__What is needed__
Repeat exactly the lines running from the line that contains "The picture is" to the line that contains "Incident Investigation Sequence</text>"; include both ends and add nothing.

__Dataset excerpt__

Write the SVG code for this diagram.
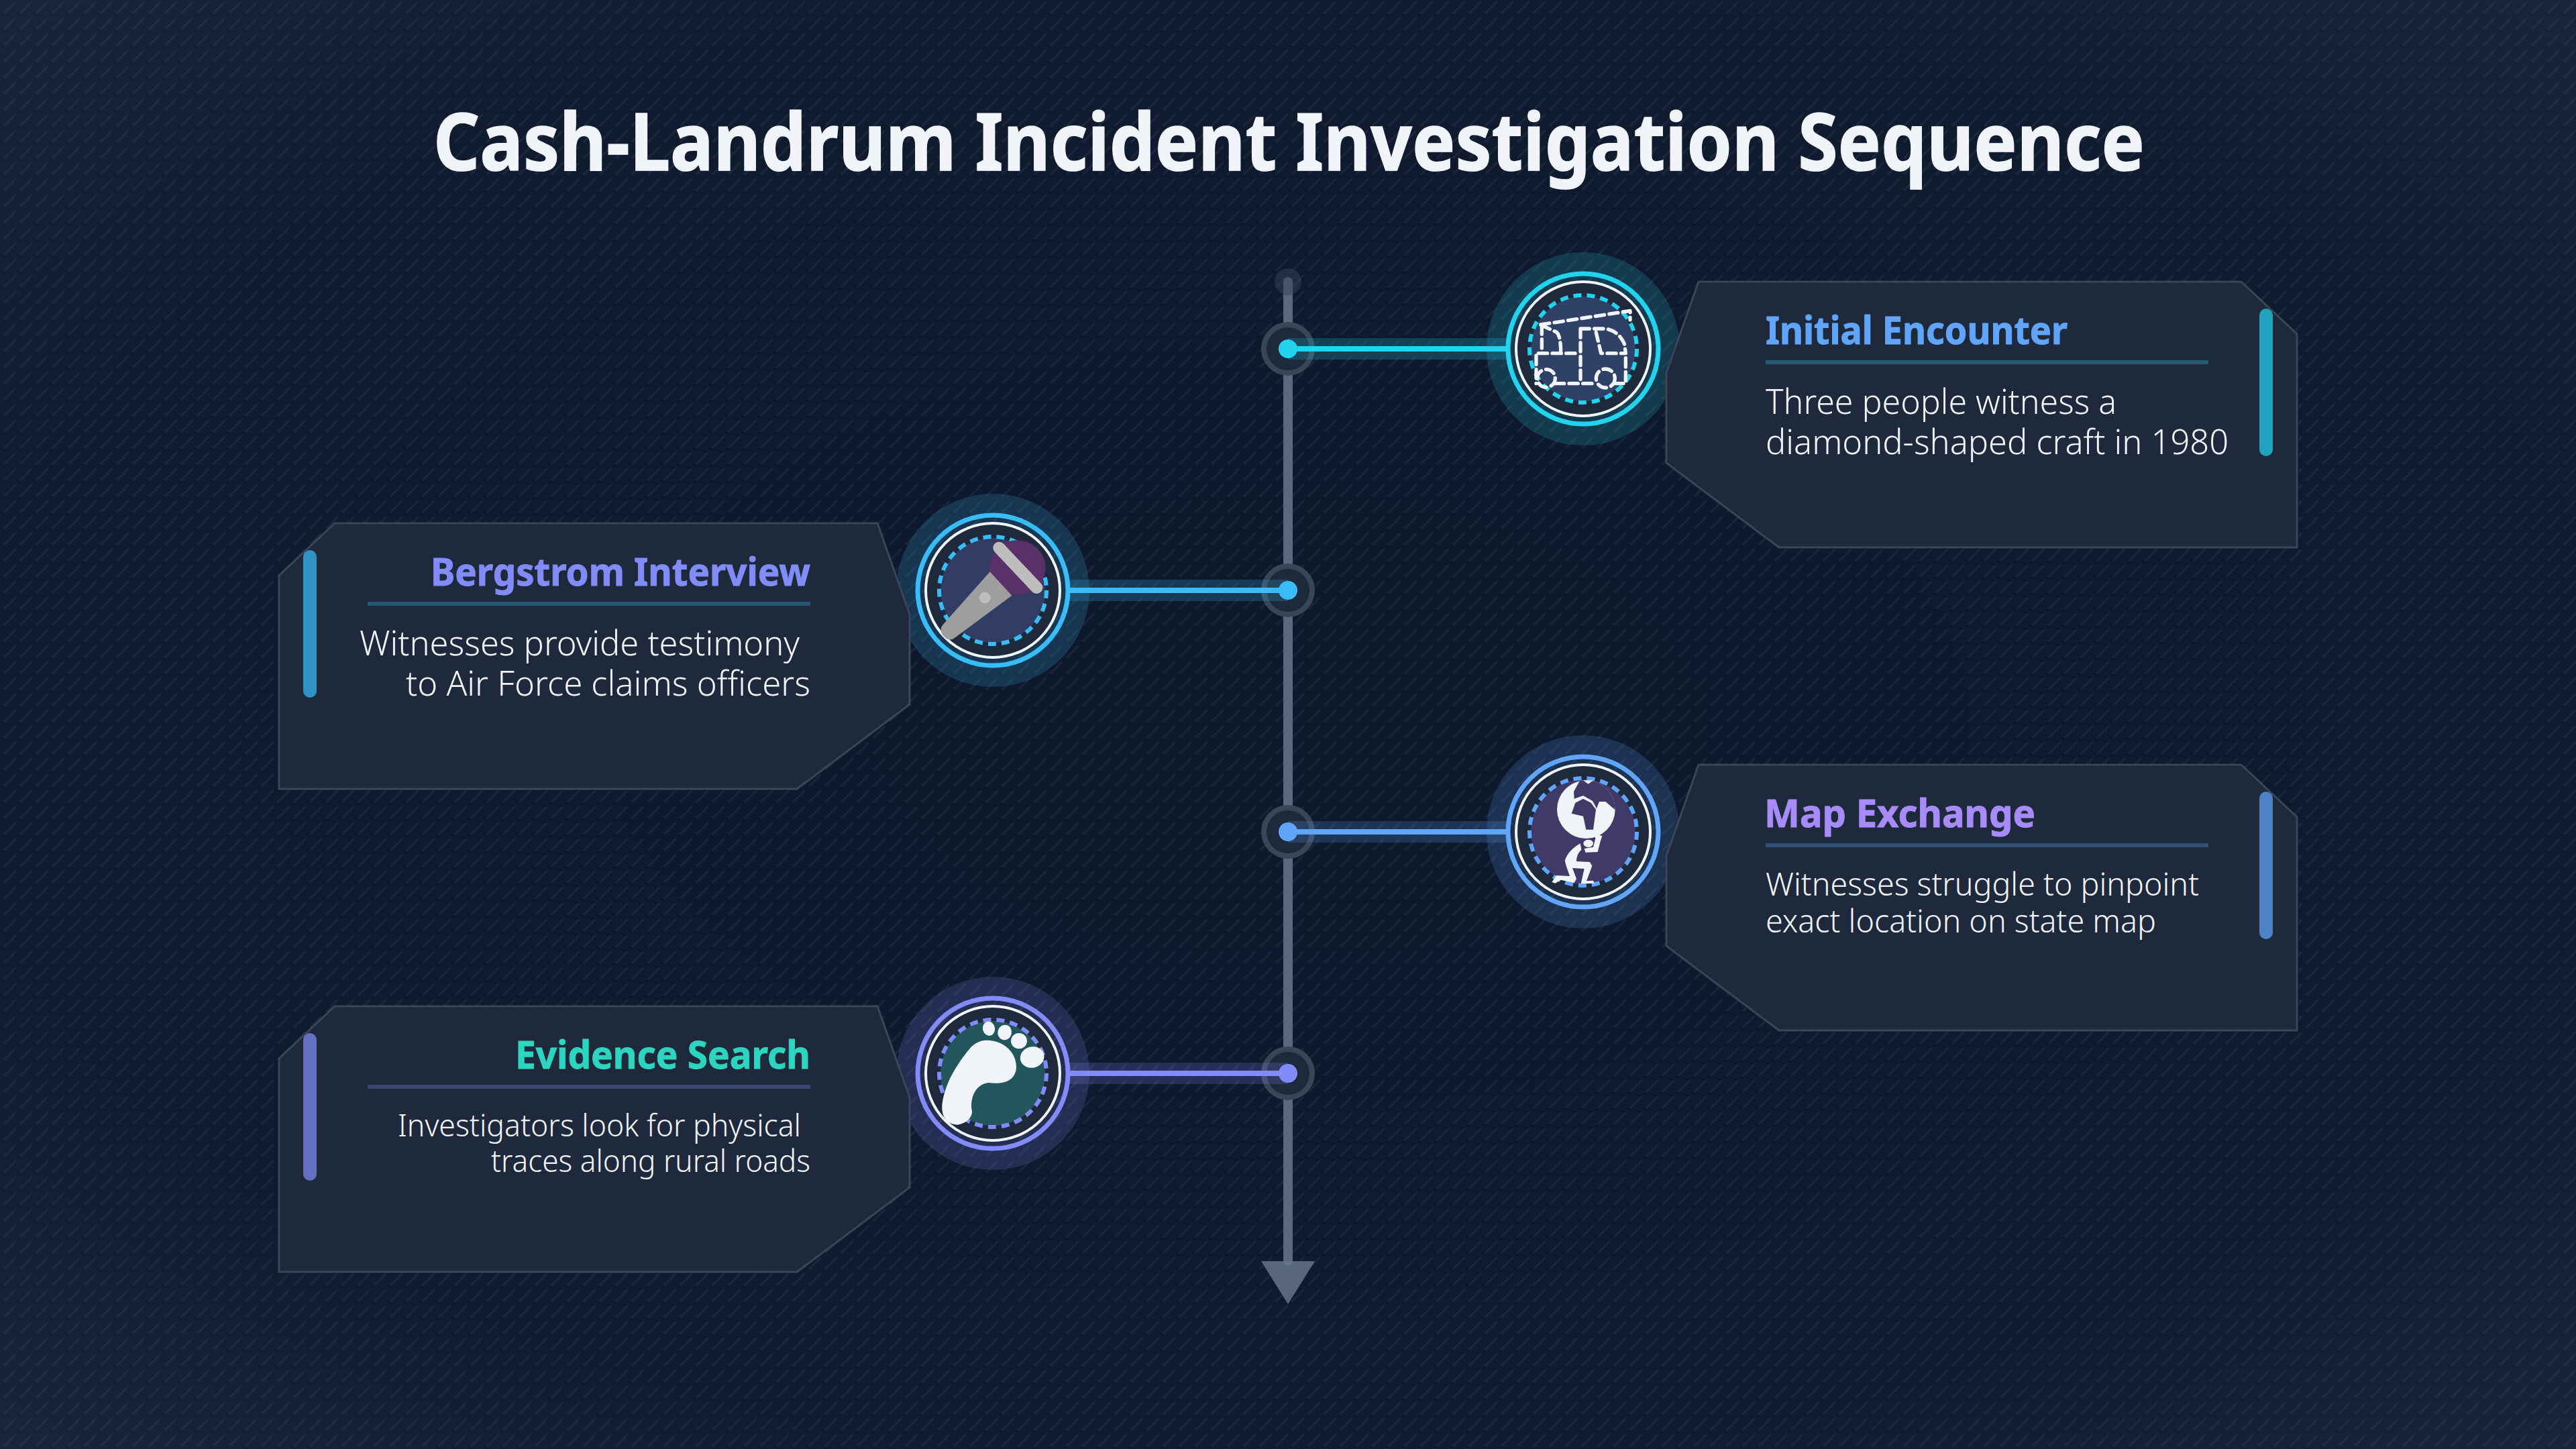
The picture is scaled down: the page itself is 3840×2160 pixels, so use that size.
<svg xmlns="http://www.w3.org/2000/svg" width="3840" height="2160" viewBox="0 0 3840 2160">
<defs>
<radialGradient id="bg" cx="50%" cy="50%" r="71%">
<stop offset="0" stop-color="#0e182b"/><stop offset="0.72" stop-color="#111b30"/><stop offset="1" stop-color="#19253b"/>
</radialGradient>
<pattern id="hatch" width="24" height="24" patternUnits="userSpaceOnUse">
<path d="M6 20L23 3" stroke="#94a3b8" stroke-opacity="0.09" stroke-width="3" fill="none"/>
</pattern>
</defs>
<style>
text{font-family:"Noto Sans","Open Sans","Liberation Sans",sans-serif}
.title{font-size:119px;font-weight:700;fill:#f1f5f9;stroke:#f1f5f9;stroke-width:1.5}
.head{font-size:58px;font-weight:700;stroke-width:1}
.body{font-weight:300;fill:#f1f5f9}
.card{fill:#1e293b;stroke:#3b4557;stroke-width:3}
.halo{fill:currentColor;fill-opacity:.18}
.ring{fill:none;stroke:currentColor;stroke-width:7}
.inner{fill:#1e293b;stroke:#f1f5f9;stroke-width:4}
.dash{fill:none;stroke:currentColor;stroke-width:6;stroke-dasharray:12 8.1}
.bar{fill:currentColor;fill-opacity:.72}
.rule{fill:currentColor;fill-opacity:.3}
.wire{stroke:currentColor;stroke-width:8}
.glow{stroke:currentColor;stroke-width:32;stroke-opacity:.2}
.hub{fill:#1e293b;stroke:#3a4557;stroke-width:8}
.dot{fill:currentColor}
.c1{color:#22d3ee}.c2{color:#38bdf8}.c3{color:#60a5fa}.c4{color:#818cf8}
.w{fill:#f1f5f9}
</style>
<rect width="3840" height="2160" fill="url(#bg)"/>
<rect width="3840" height="2160" fill="url(#hatch)"/>
<text id="title" class="title" x="646" y="254" textLength="2551" lengthAdjust="spacingAndGlyphs">Cash-Landrum Incident Investigation Sequence</text>

<g id="connectors" fill="none">
<line x1="1920" y1="420" x2="1920" y2="1880" stroke="#5b687d" stroke-width="14" stroke-linecap="round"/>
<circle cx="1920" cy="420" r="20" fill="#334155" fill-opacity=".5"/>
<polygon points="1880,1880 1960,1880 1920,1944" fill="#64748b" fill-opacity=".85"/>
<circle class="hub" cx="1920" cy="520" r="36"/><circle class="hub" cx="1920" cy="880" r="36"/><circle class="hub" cx="1920" cy="1240" r="36"/><circle class="hub" cx="1920" cy="1600" r="36"/>
<g class="c1"><line class="glow" x1="1920" y1="520" x2="2250" y2="520"/><line class="wire" x1="1920" y1="520" x2="2250" y2="520"/><circle class="dot" cx="1920" cy="520" r="14"/></g>
<g class="c2"><line class="glow" x1="1590" y1="880" x2="1920" y2="880"/><line class="wire" x1="1590" y1="880" x2="1920" y2="880"/><circle class="dot" cx="1920" cy="880" r="14"/></g>
<g class="c3"><line class="glow" x1="1920" y1="1240" x2="2250" y2="1240"/><line class="wire" x1="1920" y1="1240" x2="2250" y2="1240"/><circle class="dot" cx="1920" cy="1240" r="14"/></g>
<g class="c4"><line class="glow" x1="1590" y1="1600" x2="1920" y2="1600"/><line class="wire" x1="1590" y1="1600" x2="1920" y2="1600"/><circle class="dot" cx="1920" cy="1600" r="14"/></g>
</g>

<g id="node-initial-encounter" class="c1">
<circle class="halo" cx="2360" cy="520" r="144"/>
<circle class="ring" cx="2360" cy="520" r="112"/>
<circle class="inner" cx="2360" cy="520" r="100"/>
<circle cx="2360" cy="520" r="78" fill="#2f4166"/>
<circle class="dash" cx="2360" cy="520" r="80"/>
<g transform="translate(2180,360) scale(.33333)" fill="none" stroke="#f1f5f9" stroke-width="16" stroke-dasharray="40 22" stroke-linecap="round" stroke-linejoin="round">
<path d="M350 372L750 310L750 350"/>
<path d="M355 375L355 500M340 500L520 500M355 375L420 405Q440 420 440 500"/>
<path d="M528 390L528 635M528 390L640 390Q700 400 725 460L730 500L620 500L595 395"/>
<path d="M330 510L330 635M415 635L590 635M680 635L730 635L730 520"/>
<circle cx="375" cy="612" r="40"/><circle cx="640" cy="612" r="42"/>
</g>
<polygon class="card" points="2532,420 3341,420 3424,498 3424,816 2652,816 2484,690 2484,556"/>
<rect class="bar" x="3368" y="460" width="20" height="220" rx="10"/>
<text class="head" x="2632" y="513" fill="#60a5fa" stroke="#60a5fa" textLength="450" lengthAdjust="spacingAndGlyphs">Initial Encounter</text>
<rect class="rule" x="2632" y="537" width="660" height="6"/>
<text class="body" font-size="52" x="2632" y="617" textLength="523" lengthAdjust="spacingAndGlyphs">Three people witness a</text>
<text class="body" font-size="52" x="2632" y="677" textLength="690" lengthAdjust="spacingAndGlyphs">diamond-shaped craft in 1980</text>
</g>

<g id="node-bergstrom-interview" class="c2">
<circle class="halo" cx="1480" cy="880" r="144"/>
<circle class="ring" cx="1480" cy="880" r="112"/>
<circle class="inner" cx="1480" cy="880" r="100"/>
<circle cx="1480" cy="880" r="78" fill="#323d66"/>
<circle class="dash" cx="1480" cy="880" r="80"/>
<g transform="translate(1310,720) scale(.33333)">
<ellipse cx="620" cy="378" rx="126" ry="122" fill="#5a3068"/>
<path d="M497 397L595 503L340 692Q315 712 290 685Q265 655 290 630Z" fill="#9e9e9e"/>
<line x1="538" y1="290" x2="706" y2="468" stroke="#bdbdbd" stroke-width="54" stroke-linecap="round"/>
<circle cx="475" cy="513" r="25" fill="#bdbdbd"/>
</g>
<polygon class="card" points="1308,780 499,780 416,858 416,1176 1188,1176 1356,1050 1356,916"/>
<rect class="bar" x="452" y="820" width="20" height="220" rx="10"/>
<text class="head" x="642" y="873" fill="#818cf8" stroke="#818cf8" textLength="566" lengthAdjust="spacingAndGlyphs">Bergstrom Interview</text>
<rect class="rule" x="548" y="897" width="660" height="6"/>
<text class="body" font-size="52" x="536" y="977" textLength="656" lengthAdjust="spacingAndGlyphs">Witnesses provide testimony</text>
<text class="body" font-size="52" x="605" y="1037" textLength="603" lengthAdjust="spacingAndGlyphs">to Air Force claims officers</text>
</g>

<g id="node-map-exchange" class="c3">
<circle class="halo" cx="2360" cy="1240" r="144"/>
<circle class="ring" cx="2360" cy="1240" r="112"/>
<circle class="inner" cx="2360" cy="1240" r="100"/>
<circle cx="2360" cy="1240" r="78" fill="#3f3a68"/>
<circle class="dash" cx="2360" cy="1240" r="80"/>
<g transform="translate(2180,1080) scale(.33333)">
<circle class="w" cx="553" cy="380" r="130"/>
<path d="M524 253L498 300L500 332L540 318L582 342L600 375L612 345L640 345L683 382A130 130 0 0 0 524 253Z" fill="#3f3a68"/>
<path d="M540 332L575 350L597 380L585 470L553 470L540 410L488 398L505 350Z" fill="#3f3a68"/>
<polygon class="w" points="540,250 585,250 563,266"/>
<path class="w" d="M590 490L625 498L615 530L605 570L550 572L545 555L585 548L595 510Z"/>
<ellipse class="w" cx="563" cy="532" rx="22" ry="17"/>
<path class="w" d="M527 532Q470 565 458 610L465 635L480 678L420 675L400 705L415 710L440 695L500 708L510 690L492 642L545 645L530 712L590 710L585 698L555 700L580 632L570 615L510 612Q510 580 532 560Z"/>
</g>
<polygon class="card" points="2532,1140 3341,1140 3424,1218 3424,1536 2652,1536 2484,1410 2484,1276"/>
<rect class="bar" x="3368" y="1180" width="20" height="220" rx="10"/>
<text class="head" x="2630" y="1233" fill="#a78bfa" stroke="#a78bfa" textLength="404" lengthAdjust="spacingAndGlyphs">Map Exchange</text>
<rect class="rule" x="2632" y="1257" width="660" height="6"/>
<text class="body" font-size="48" x="2632" y="1335" textLength="646" lengthAdjust="spacingAndGlyphs">Witnesses struggle to pinpoint</text>
<text class="body" font-size="48" x="2632" y="1390" textLength="582" lengthAdjust="spacingAndGlyphs">exact location on state map</text>
</g>

<g id="node-evidence-search" class="c4">
<circle class="halo" cx="1480" cy="1600" r="144"/>
<circle class="ring" cx="1480" cy="1600" r="112"/>
<circle class="inner" cx="1480" cy="1600" r="100"/>
<circle cx="1480" cy="1600" r="78" fill="#23555c"/>
<circle class="dash" cx="1480" cy="1600" r="80"/>
<g transform="translate(1310,1440) scale(.33333)">
<path class="w" d="M480 332C560 330 620 390 615 460C605 520 550 530 490 522C430 530 410 590 415 640C425 665 400 705 350 710C300 705 280 670 283 620C295 530 340 450 410 365C430 345 455 332 480 332Z"/>
<ellipse class="w" cx="492" cy="280" rx="27" ry="32" transform="rotate(-10 492 280)"/>
<ellipse class="w" cx="563" cy="297" rx="31" ry="34" transform="rotate(15 563 297)"/>
<ellipse class="w" cx="627" cy="335" rx="36" ry="35"/>
<ellipse class="w" cx="686" cy="408" rx="54" ry="47" transform="rotate(-15 686 408)"/>
</g>
<polygon class="card" points="1308,1500 499,1500 416,1578 416,1896 1188,1896 1356,1770 1356,1636"/>
<rect class="bar" x="452" y="1540" width="20" height="220" rx="10"/>
<text class="head" x="768" y="1593" fill="#2dd4bf" stroke="#2dd4bf" textLength="440" lengthAdjust="spacingAndGlyphs">Evidence Search</text>
<rect class="rule" x="548" y="1617" width="660" height="6"/>
<text class="body" font-size="46" x="593" y="1694" textLength="601" lengthAdjust="spacingAndGlyphs">Investigators look for physical</text>
<text class="body" font-size="46" x="732" y="1747" textLength="476" lengthAdjust="spacingAndGlyphs">traces along rural roads</text>
</g>
</svg>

__Exercise solution__
The picture is scaled down: the page itself is 3840×2160 pixels, so use that size.
<svg xmlns="http://www.w3.org/2000/svg" width="3840" height="2160" viewBox="0 0 3840 2160">
<defs>
<radialGradient id="bg" cx="50%" cy="50%" r="71%">
<stop offset="0" stop-color="#0e182b"/><stop offset="0.72" stop-color="#111b30"/><stop offset="1" stop-color="#19253b"/>
</radialGradient>
<pattern id="hatch" width="24" height="24" patternUnits="userSpaceOnUse">
<path d="M6 20L23 3" stroke="#94a3b8" stroke-opacity="0.09" stroke-width="3" fill="none"/>
</pattern>
</defs>
<style>
text{font-family:"Noto Sans","Open Sans","Liberation Sans",sans-serif}
.title{font-size:119px;font-weight:700;fill:#f1f5f9;stroke:#f1f5f9;stroke-width:1.5}
.head{font-size:58px;font-weight:700;stroke-width:1}
.body{font-weight:300;fill:#f1f5f9}
.card{fill:#1e293b;stroke:#3b4557;stroke-width:3}
.halo{fill:currentColor;fill-opacity:.18}
.ring{fill:none;stroke:currentColor;stroke-width:7}
.inner{fill:#1e293b;stroke:#f1f5f9;stroke-width:4}
.dash{fill:none;stroke:currentColor;stroke-width:6;stroke-dasharray:12 8.1}
.bar{fill:currentColor;fill-opacity:.72}
.rule{fill:currentColor;fill-opacity:.3}
.wire{stroke:currentColor;stroke-width:8}
.glow{stroke:currentColor;stroke-width:32;stroke-opacity:.2}
.hub{fill:#1e293b;stroke:#3a4557;stroke-width:8}
.dot{fill:currentColor}
.c1{color:#22d3ee}.c2{color:#38bdf8}.c3{color:#60a5fa}.c4{color:#818cf8}
.w{fill:#f1f5f9}
</style>
<rect width="3840" height="2160" fill="url(#bg)"/>
<rect width="3840" height="2160" fill="url(#hatch)"/>
<text id="title" class="title" x="646" y="254" textLength="2551" lengthAdjust="spacingAndGlyphs">Cash-Landrum Incident Investigation Sequence</text>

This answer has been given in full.